* Data excerpt *
** BEGIN **

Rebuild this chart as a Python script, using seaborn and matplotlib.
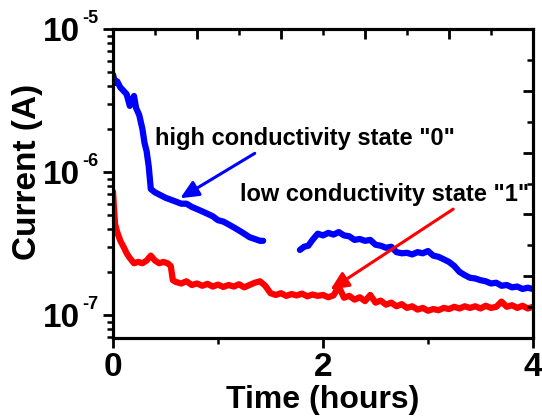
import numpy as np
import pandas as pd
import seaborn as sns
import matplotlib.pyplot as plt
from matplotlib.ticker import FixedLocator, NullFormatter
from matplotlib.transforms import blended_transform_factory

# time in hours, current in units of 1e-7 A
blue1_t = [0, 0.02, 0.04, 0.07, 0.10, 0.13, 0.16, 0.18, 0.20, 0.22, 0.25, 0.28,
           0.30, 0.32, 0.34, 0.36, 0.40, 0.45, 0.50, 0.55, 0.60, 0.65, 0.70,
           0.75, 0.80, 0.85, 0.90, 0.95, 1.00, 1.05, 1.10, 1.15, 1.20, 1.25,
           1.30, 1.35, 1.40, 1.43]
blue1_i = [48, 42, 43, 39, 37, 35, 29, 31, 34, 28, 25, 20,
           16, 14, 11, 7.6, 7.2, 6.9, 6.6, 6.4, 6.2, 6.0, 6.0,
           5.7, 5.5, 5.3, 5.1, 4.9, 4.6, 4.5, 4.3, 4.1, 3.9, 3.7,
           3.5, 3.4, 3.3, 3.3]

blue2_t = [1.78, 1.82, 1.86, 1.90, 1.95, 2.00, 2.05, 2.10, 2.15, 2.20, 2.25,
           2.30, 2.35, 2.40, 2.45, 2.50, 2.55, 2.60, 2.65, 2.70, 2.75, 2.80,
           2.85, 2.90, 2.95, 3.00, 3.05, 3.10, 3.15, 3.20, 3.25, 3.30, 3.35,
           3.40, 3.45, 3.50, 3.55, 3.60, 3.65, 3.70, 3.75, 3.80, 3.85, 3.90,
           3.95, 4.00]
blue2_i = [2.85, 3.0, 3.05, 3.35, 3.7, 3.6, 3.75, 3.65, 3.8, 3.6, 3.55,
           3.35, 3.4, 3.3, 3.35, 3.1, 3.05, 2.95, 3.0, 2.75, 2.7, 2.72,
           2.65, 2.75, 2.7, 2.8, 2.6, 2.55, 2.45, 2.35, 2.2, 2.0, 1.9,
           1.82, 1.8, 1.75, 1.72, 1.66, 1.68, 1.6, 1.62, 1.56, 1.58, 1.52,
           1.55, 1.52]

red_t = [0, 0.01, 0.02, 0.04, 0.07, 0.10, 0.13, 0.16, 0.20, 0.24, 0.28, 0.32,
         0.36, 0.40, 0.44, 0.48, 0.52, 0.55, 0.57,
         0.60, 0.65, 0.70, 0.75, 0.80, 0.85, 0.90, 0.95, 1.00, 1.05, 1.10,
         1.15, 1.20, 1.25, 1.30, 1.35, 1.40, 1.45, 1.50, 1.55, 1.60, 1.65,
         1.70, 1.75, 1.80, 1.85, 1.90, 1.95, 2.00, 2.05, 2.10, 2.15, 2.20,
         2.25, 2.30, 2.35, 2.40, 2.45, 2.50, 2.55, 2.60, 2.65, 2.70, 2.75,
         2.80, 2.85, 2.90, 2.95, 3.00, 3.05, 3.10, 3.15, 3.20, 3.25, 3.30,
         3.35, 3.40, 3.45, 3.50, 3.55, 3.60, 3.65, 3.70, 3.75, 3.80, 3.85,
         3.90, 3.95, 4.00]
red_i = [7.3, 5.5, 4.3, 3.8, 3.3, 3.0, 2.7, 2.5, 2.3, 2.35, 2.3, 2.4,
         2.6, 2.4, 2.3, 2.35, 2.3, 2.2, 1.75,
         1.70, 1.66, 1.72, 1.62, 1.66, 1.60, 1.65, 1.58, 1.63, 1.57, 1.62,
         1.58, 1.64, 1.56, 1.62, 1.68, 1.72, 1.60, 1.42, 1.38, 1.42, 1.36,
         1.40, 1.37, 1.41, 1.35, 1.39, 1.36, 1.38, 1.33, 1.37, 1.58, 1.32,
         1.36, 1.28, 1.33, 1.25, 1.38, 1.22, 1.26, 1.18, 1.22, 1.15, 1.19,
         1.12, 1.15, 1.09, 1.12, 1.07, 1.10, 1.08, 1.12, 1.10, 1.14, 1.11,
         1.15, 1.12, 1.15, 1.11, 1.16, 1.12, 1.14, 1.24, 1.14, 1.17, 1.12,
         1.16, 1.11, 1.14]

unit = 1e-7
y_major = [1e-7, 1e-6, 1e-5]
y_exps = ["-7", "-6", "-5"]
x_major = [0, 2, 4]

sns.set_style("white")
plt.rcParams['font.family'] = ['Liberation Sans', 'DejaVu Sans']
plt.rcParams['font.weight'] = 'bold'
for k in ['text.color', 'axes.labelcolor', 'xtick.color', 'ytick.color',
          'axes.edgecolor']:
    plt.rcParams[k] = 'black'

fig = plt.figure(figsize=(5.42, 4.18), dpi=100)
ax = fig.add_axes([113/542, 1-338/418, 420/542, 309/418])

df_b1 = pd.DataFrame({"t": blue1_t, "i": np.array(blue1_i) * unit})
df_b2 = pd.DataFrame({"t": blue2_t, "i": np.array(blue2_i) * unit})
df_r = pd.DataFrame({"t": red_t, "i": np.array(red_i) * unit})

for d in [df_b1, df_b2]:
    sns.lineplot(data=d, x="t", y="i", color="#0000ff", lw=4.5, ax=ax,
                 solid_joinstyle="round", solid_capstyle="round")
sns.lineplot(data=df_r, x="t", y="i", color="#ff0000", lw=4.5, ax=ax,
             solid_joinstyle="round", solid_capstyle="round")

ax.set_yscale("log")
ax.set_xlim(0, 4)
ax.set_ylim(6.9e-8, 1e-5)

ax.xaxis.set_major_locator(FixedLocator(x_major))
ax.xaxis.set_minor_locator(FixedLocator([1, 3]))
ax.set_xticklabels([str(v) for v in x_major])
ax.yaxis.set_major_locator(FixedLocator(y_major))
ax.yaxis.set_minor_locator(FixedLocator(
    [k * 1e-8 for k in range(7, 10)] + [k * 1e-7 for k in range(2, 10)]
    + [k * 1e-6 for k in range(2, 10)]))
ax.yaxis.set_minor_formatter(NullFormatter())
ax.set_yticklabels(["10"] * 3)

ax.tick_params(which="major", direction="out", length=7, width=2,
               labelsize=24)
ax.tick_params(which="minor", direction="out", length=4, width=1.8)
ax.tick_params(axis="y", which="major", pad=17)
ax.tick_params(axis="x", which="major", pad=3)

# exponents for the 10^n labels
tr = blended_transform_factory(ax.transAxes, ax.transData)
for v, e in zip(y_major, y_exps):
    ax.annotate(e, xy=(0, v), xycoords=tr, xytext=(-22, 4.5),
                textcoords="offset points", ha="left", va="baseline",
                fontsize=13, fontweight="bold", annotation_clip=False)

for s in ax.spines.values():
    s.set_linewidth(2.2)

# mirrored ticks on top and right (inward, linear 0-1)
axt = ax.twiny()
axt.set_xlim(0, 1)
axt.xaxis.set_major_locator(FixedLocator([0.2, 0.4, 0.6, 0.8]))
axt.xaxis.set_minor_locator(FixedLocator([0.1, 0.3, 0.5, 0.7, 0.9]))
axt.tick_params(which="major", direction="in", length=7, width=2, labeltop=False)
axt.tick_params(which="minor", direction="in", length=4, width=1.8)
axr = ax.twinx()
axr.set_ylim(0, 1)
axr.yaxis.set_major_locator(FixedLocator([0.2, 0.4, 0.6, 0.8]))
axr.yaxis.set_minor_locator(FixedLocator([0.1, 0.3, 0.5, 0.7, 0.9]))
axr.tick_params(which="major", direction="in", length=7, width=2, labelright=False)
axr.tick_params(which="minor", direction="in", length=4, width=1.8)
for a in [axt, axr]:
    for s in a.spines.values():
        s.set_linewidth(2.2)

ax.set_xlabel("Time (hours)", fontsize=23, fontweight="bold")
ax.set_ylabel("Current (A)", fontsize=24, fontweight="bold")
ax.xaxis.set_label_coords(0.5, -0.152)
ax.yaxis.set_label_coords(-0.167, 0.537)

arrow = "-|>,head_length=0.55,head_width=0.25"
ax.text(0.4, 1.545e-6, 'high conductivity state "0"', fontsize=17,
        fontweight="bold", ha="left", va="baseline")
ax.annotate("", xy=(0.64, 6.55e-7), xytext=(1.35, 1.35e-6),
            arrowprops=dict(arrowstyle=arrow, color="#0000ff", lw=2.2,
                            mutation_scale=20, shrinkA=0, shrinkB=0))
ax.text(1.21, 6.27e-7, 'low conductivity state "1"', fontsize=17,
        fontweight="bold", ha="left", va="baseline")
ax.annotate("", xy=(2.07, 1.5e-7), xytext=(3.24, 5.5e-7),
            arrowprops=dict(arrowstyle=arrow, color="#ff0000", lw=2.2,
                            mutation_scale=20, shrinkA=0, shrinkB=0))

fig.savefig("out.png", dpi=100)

** END **

Repeat the lines of the listing above verbatim, beginning at its first line and ending at the line containing "from matplotlib.transforms import", which is included. Omit pictures.

* The output *
Rebuild this chart as a Python script, using seaborn and matplotlib.
import numpy as np
import pandas as pd
import seaborn as sns
import matplotlib.pyplot as plt
from matplotlib.ticker import FixedLocator, NullFormatter
from matplotlib.transforms import blended_transform_factory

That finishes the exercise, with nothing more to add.